Myth 1: Austerity will give ‘jobs and growth’

From New Internationalist Easier English Wiki
Jump to navigation Jump to search

Myth 1: Austerity will give ‘jobs and growth’


Copyright Belle Mellor

Austerity is not the answer to our economic problems. It is not the answer to the crazy financial system and the recession the private banks caused when they took so many risks. The banks took crazy risks but they receive a lot of public money. And the public must suffer from the austerity policies of the government.

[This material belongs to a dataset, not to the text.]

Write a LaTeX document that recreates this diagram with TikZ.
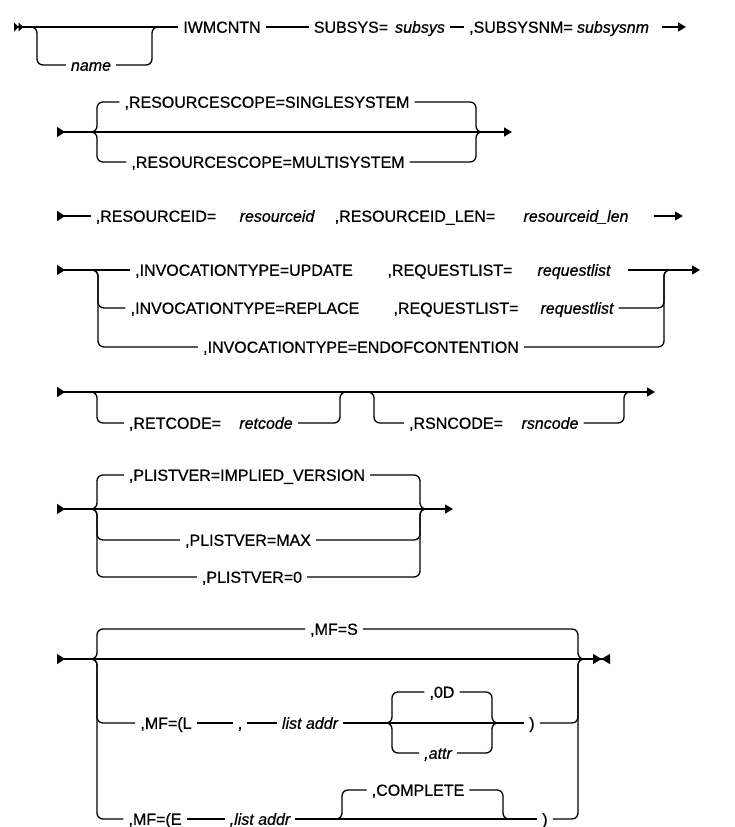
\documentclass[tikz,border=0pt]{standalone}
\usepackage{fontspec}
\setmainfont{Liberation Sans}
\newfontfamily\railfont{Liberation Sans}[FakeBold=0.7]
\usetikzlibrary{arrows.meta}

\begin{document}
\begin{tikzpicture}[x=1pt, y=-1pt,
    rail/.style={line width=1.3pt, rounded corners=6pt},
    kw/.style={inner xsep=5pt, inner ysep=1pt, text height=11.5pt, text depth=0pt, font=\railfont\fontsize{16}{19}\selectfont},
    var/.style={kw, font=\railfont\fontsize{16}{19}\selectfont\itshape},
    >={Triangle[length=8pt,width=9pt]},
    rs/.tip={Triangle[reversed,length=8pt,width=10pt]},
    rss/.tip={Triangle[reversed,length=4.5pt,width=9pt] Triangle[reversed,length=4.5pt,width=9pt]},
    bow/.tip={Triangle[length=8.5pt,width=10pt] Triangle[reversed,length=8.5pt,width=10pt]}]
    \useasboundingbox (0,0) rectangle (735,827);
    % Riga 1
    \coordinate (r1s) at (14,27);
    \coordinate (r1e) at (686,27);
    \node[kw] (iwm) at (222,27) {IWMCNTN};
    \node[var] (name) at (91,65) {name};
    \node[kw] (sub) at (351,27) {SUBSYS=};
    \node[var] (subv) at (420,27) {subsys};
    \node[kw] (snm) at (521,27) {,SUBSYSNM=};
    \node[var] (snmv) at (613,27) {subsysnm};
    \draw[rail, rss-] (r1s) -- (iwm.west);
    \draw[rail] (31,27) -| (37,65) -- (name.west);
    \draw[rail] (name.east) -| (152,27) -- (158,27);
    \draw[rail] (iwm.east) -- (sub.west);
    \draw[rail] (subv.east) -- (snm.west);
    \draw[rail, ->, shorten <=8pt] (snmv.east) -- (r1e);
    % Riga 2
    \coordinate (r2s) at (57,132);
    \coordinate (r2e) at (512,132);
    \node[kw] (single) at (267,102) {,RESOURCESCOPE=SINGLESYSTEM};
    \node[kw] (multi) at (268,162) {,RESOURCESCOPE=MULTISYSTEM};
    \draw[rail, rs->] (r2s) -- (r2e);
    \draw[rail] (91,132) -| (97,102) -- (single.west);
    \draw[rail] (91,132) -| (97,162) -- (multi.west);
    \draw[rail] (single.east) -| (476,132) -- (482,132);
    \draw[rail] (multi.east) -| (476,132) -- (482,132);
    % Riga 3
    \coordinate (r3s) at (57,216);
    \coordinate (r3e) at (683,216);
    \node[kw] (rid) at (156,216) {,RESOURCEID=};
    \node[var] (ridv) at (277,216) {resourceid};
    \node[kw] (ridl) at (415,216) {,RESOURCEID\_LEN=};
    \node[var] (ridlv) at (576,216) {resourceid\_len};
    \draw[rail, rs-] (r3s) -- (rid.west);
    \draw[rail, ->, shorten <=20pt] (ridlv.east) -- (r3e);
    % Riga 4
    \coordinate (r4s) at (57,270);
    \coordinate (r4e) at (700,270);
    \node[kw] (upd) at (244,270) {,INVOCATIONTYPE=UPDATE};
    \node[kw] (updl) at (450,270) {,REQUESTLIST=};
    \node[var] (updv) at (574,270) {requestlist};
    \node[kw] (rep) at (245,308) {,INVOCATIONTYPE=REPLACE};
    \node[kw] (repl) at (456,308) {,REQUESTLIST=};
    \node[var] (repv) at (577,308) {requestlist};
    \node[kw] (eoc) at (361,347) {,INVOCATIONTYPE=ENDOFCONTENTION};
    \draw[rail, rs-] (r4s) -- (upd.west);
    \draw[rail, ->, shorten <=12pt] (updv.east) -- (r4e);
    \draw[rail] (92,270) -| (98,308) -- (rep.west);
    \draw[rail] (92,270) -| (98,347) -- (eoc.west);
    \draw[rail] (repv.east) -| (664,270) -- (670,270);
    \draw[rail] (eoc.east) -| (664,270) -- (670,270);
    % Riga 5
    \coordinate (r5s) at (57,392);
    \coordinate (r5e) at (655,392);
    \node[kw] (ret) at (175,423) {,RETCODE=};
    \node[var] (retv) at (266,423) {retcode};
    \node[kw] (rsn) at (456,423) {,RSNCODE=};
    \node[var] (rsnv) at (550,423) {rsncode};
    \draw[rail, rs->] (r5s) -- (r5e);
    \draw[rail] (91,392) -| (97,423) -- (ret.west);
    \draw[rail] (retv.east) -| (340,392) -- (346,392);
    \draw[rail] (368,392) -| (374,423) -- (rsn.west);
    \draw[rail] (rsnv.east) -| (624,392) -- (630,392);
    % Riga 6
    \coordinate (r6s) at (57,509);
    \coordinate (r6e) at (453,509);
    \node[kw] (impl) at (247,475) {,PLISTVER=IMPLIED\_VERSION};
    \node[kw] (max) at (248,540) {,PLISTVER=MAX};
    \node[kw] (zero) at (252,577) {,PLISTVER=0};
    \draw[rail, rs->] (r6s) -- (r6e);
    \foreach \v in {impl,max,zero}{
        \draw[rail] (91,509) -| (97,0 |- \v.west) -- (\v.west);
        \draw[rail] (\v.east) -| (420,509) -- (426,509);
    }
    % Riga 7
    \coordinate (r7s) at (57,659);
    \coordinate (r7e) at (610,659);
    \node[kw] (mfs) at (334,629) {,MF=S};
    \node[kw] (mfl) at (166,723) {,MF=(L};
    \node[kw] (comma) at (240,723) {,};
    \node[var] (la) at (310,723) {list addr};
    \node[kw] (od) at (442,692) {,0D};
    \node[var] (attr) at (438,753) {,attr};
    \node[kw] (rp1) at (532,723) {)};
    \node[kw] (mfe) at (155,819) {,MF=(E};
    \node[var] (le) at (260,819) {,list addr};
    \node[kw] (comp) at (418,790) {,COMPLETE};
    \node[kw] (rp2) at (545,819) {)};
    \draw[rail, rs-bow] (r7s) -- (r7e);
    \draw[rail] (91,659) -| (97,629) -- (mfs.west);
    \draw[rail] (mfs.east) -| (578,659) -- (584,659);
    \draw[rail] (91,659) -| (97,723) -- (mfl.west);
    \draw[rail] (91,659) -| (97,819) -- (mfe.west);
    \draw[rail] (mfl.east) -- (comma.west);
    \draw[rail] (comma.east) -- (la.west);
    \draw[rail] (la.east) -- (rp1.west);
    \draw[rail] (rp1.east) -| (578,659) -- (584,659);
    \draw[rail] (386,723) -| (392,692) -- (od.west);
    \draw[rail] (386,723) -| (392,753) -- (attr.west);
    \draw[rail] (od.east) -| (492,723) -- (498,723);
    \draw[rail] (attr.east) -| (492,723) -- (498,723);
    \draw[rail] (mfe.east) -- (le.west);
    \draw[rail] (le.east) -- (rp2.west);
    \draw[rail] (336,819) -| (342,790) -- (comp.west);
    \draw[rail] (comp.east) -| (503,819) -- (509,819);
    \draw[rail] (rp2.east) -| (578,659) -- (584,659);
\end{tikzpicture}
\end{document}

Conservative politicians say that times are difficult so we must make difficult decisions. They say austerity is difficult but we must suffer it to help the economy. They say businesses will like this and with tax breaks this will help them to invest more and create jobs. But it is not true. And we have not seen the results that we want. Economist Paul Krugman writes that since 2010 every country that introduced austerity has seen its economy suffer.

The reason is clear. In a weak economy with more job insecurity and worse social welfare, people will want to keep their money and not spend it. The super-rich also do not want to invest their money productively. They prefer to build their portfolios and the result is very high house prices. If the government really wants to bring back confidence, then it needs to spend, not cut. It needs to create jobs in the public sector, and offer the security of a more social state. If there are deficits, it’s not the big problem we expect, because interest rates are so low and the money borrowed can be used productively.

Even the IMF has said that austerity has a negative effect on growth. For example, look at Greece and Spain. They have strong austerity policies which their people disagree with. Over 50 per cent of young people cannot find a job. This is a clear example that austerity has a negative effect.

US leaders are now openly disagreeing with austerity. Earlier in 2015 economists like Bloomberg said we must increase public spending and give more jobs to help the economy.

In Britain the Conservatives say again and again that their austerity policies are doing well. But Cambridge economist Ha-Joon Chang has a different idea. He writes that the government says national income is higher. But real incomes have fallen by 10 per cent since 2008. The richest people increased their share of wealth. As for job creation – he finds that the number of underemployed workers, who must work fewer hours because there are not enough jobs, has increased 400%. Self-employment, too, has increased because there are no other jobs. The Institute for Fiscal Studies believes that by 2020, 800,000 more British children – one in four - will be living in poverty.

Joseph Stiglitz is a Nobel-prize winning economist. It is no surprise that he thinks the austerity plans in 2012 were 100% negative. But there is another problem – austerity policies have little to do with good government, they are completely ideological. Transnational Institute is an alternative policy group. It said at the start of 2013: ‘Business and political leaders are not learning from the crisis. They are using the crisis to increase neoliberalism and to take away workers’ rights and a large part of the welfare state to make sure businesses have the power.’ They are using austerity to increase privatization,

Austerity has resulted in more inequality, as governments have stopped social spending to reduce poverty and tried to help the rich and not small businesses. Big companies give more and more of their profits to top managers and shareholders. The share of the profits to the workers is less and less. And the political message is: these are difficult decisions in difficult times to reward hard workers and stop those who do not want to work. It’s not true but a large number of voters like it. These voters see it as unfair but necessary, but there is nothing to show them that it works.


(This article has been simplified so the words, text structure and quotes may have been changed).